To Marcewicz, a doctor employed by the government who serves in the National Guard, it’s not an idle question. “I don’t have either ovary so, for me and for people in my situation not getting HRT is going to shorten our lives. It’s going to lead to osteoporosis. It’s going to lead to frailty. I’m 45, I would age prematurely,” Marcewicz says.
The new ban will be challenged in court, as a similar ban Trump sought to implement in his first term was. Lambda Legal, which led one of the challenges to the original ban, announced after Trump’s executive order that it would sue to stop the ban from going into effect.
“We have been here before and seven years ago successfully blocked the earlier administration’s effort to prevent patriotic, talented Americans from serving their country,” Lambda Legal Counsel Sasha Buchert said in a statement the day Trump signed the executive order. “Thousands of current service members are transgender, and many have been serving openly, courageously, and successfully in the U.S. military for more than eight years — not to mention the previous decades when many were forced to serve in silence.”

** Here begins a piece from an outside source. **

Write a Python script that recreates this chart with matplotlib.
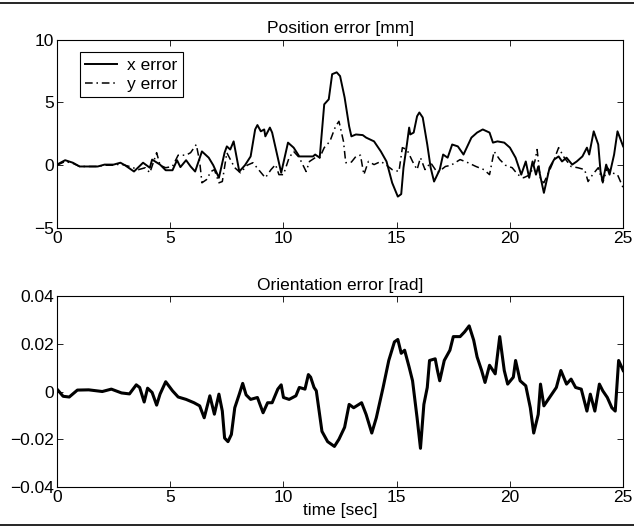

For Marcewicz, at least, there is one major distinction between the era of Don’t Ask, Don’t Tell, when, as Buchert says, service members were forced to serve in silence and this new period.
“One thing I didn’t have when I was 18 years old in the Navy, was any kind of appreciation that I wasn’t alone,” Marcewicz says. “Now, at 45, I am well aware that we have always been here.”
Responding to the idea espoused by one prominent conservative pundit that “transgenderism must be eradicated from public life,” Marcewicz says, ”It’s not going to happen. You cannot do that. The Jews didn’t get erased from history, despite best efforts. We are not going to be erased. We are a fact.”